There is a breadth of publicly available information out there on exporting. Many government and trade organizations offer guides that can help you map out your exporting goals and strategies, along with helpful advice from industry professionals and diplomatic channels.
Specific advice and information on particular markets can be found at Global Affairs Canada (The Trade Commissioners Service) or Export Development Canada. These services provide comprehensive guides on doing business in certain countries, although their catalogues are not exhaustive and tend to focus on the countries most popular with Canadian exporters.
If TCS and EDC don’t have any information on the market you’re interested in, most countries have trade-focused governmental organizations which are tasked with providing exporters with the information they need to start doing business there.
Of particular importance, foreign governmental trade organizations will provide official regulatory guidelines. It is crucial that you get this information straight from the source, as it tends to change regularly. Also, be sure to clear up any regulatory issues or questions you have with a trade rep from the country you want to export into (or a Canadian Trade Commissioner) before you start seeking out business.
Chambers of Commerce
Beyond national trade organizations, local chambers of commerce (CoC) in cities and regions can be of help. CoCs both here in Canada and in the country you’re interested in exporting to can provide helpful information on the necessary steps to sell into that market, and provide general information and advice as well. Some of this information is available online, more details will require a phone call or other correspondence.
The Canadian Chamber of Commerce has a comprehensive list of every local member chamber across the country on its website. The directory is vast, so depending on where you live, you should be able to find a CoC in close proximity to your town or city.
Both the Canadian Chamber of Commerce and your local chamber are incredibly valuable resources. They can provide you with exporting insights, helpful advice and strategies, and connect you with potential partners and customers, both here at home and in your target market. Your local chamber also has a distinct advantage over federal organizations, in that it will understand the unique needs of businesses in your community and what it takes to facilitate the growth of those businesses.

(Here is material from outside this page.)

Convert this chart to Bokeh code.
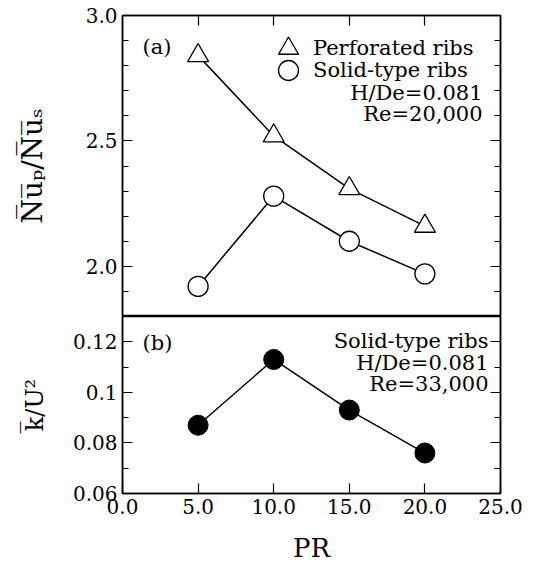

The Government of Ontario offers free and inexpensive courses on export fundamentals, exporting to the U.S. and other world markets, and sector-specific strategies. Courses are held at locations throughout the province, and some are available online.
Ontario’s provincial government also offers an exhaustive reference guide that breaks down the services it offers exporters, and provides a plethora of links to third party resources: information on international markets; regulations, law and intellectual property; export training and education, financing, and market entry and business leads.
World Trade Centre Programs
Trade Accelerator Program
The Trade Accelerator Program (TAP) is a six-week export education workshop that helps SMEs scale up their international business footprint and develop an export business plan to achieve their exporting goals.
TAP Canada is run by members of the World Trade Centre Association. The program started in Toronto, through World Trade Centre Toronto, the trade services arm of the Toronto Region Board of Trade. However, as of 2017 the program has expanded to Winnipeg, through World Trade Centre Winnipeg, and to Vancouver, through World Trade Centre Vancouver and the Greater Vancouver Board of Trade.
RBC is a founding partner of TAP and actively recruits its clients to the program. If RBC handles your firm’s commercial banking, ask about TAP.
The program is designed for firms that are already exporting a product, but have designs on new export markets and opportunities. The goal is to transform an exporting ambition, such as penetrating a new market, into a reality by formulating an export business plan.
TAP brings in sponsors from across the international business landscape, firms, non-profit and government organizations which deal with every aspect of exporting: finances, tax, legal issues, logistics and partner matchmaking just to name a few. These sponsors put on presentations, field questions and provide advice, and most importantly, provide one on one direction when participants are crafting their business plans.
If participants can commit the time, resources and attention of senior leadership, they can graduate the program with an export business plan, a tool that can not only help guide them in achieving their exporting goal but help them secure financing from financial institutions and crown corporations towards that goal.
Participant eligibility guidelines:
Market Accelerator Program
For firms that want to make in-roads in new markets, the World Trade Centre Toronto’s Market Accelerator Program (MAP) can help.
MAP hosts both outbound and inbound trade missions, facilitating trade between Toronto region businesses and firms from markets around the world.
MAP has brought Toronto exporters to China and Hong Kong, Israel, the United Arab Emirates, London, Barcelona, and New York City.
The program has also welcomed business leaders from across the world.
A schedule of upcoming events can be found on World Trade Centre Toronto’s website.
International Trade 101
If you have no exporting footprint, World Trade Centre Toronto also offers a program to introduce firms to exporting: International Trade 101.
This workshop teaches senior management about the opportunities and challenges of international trade, export fundamentals, market research and entry strategies.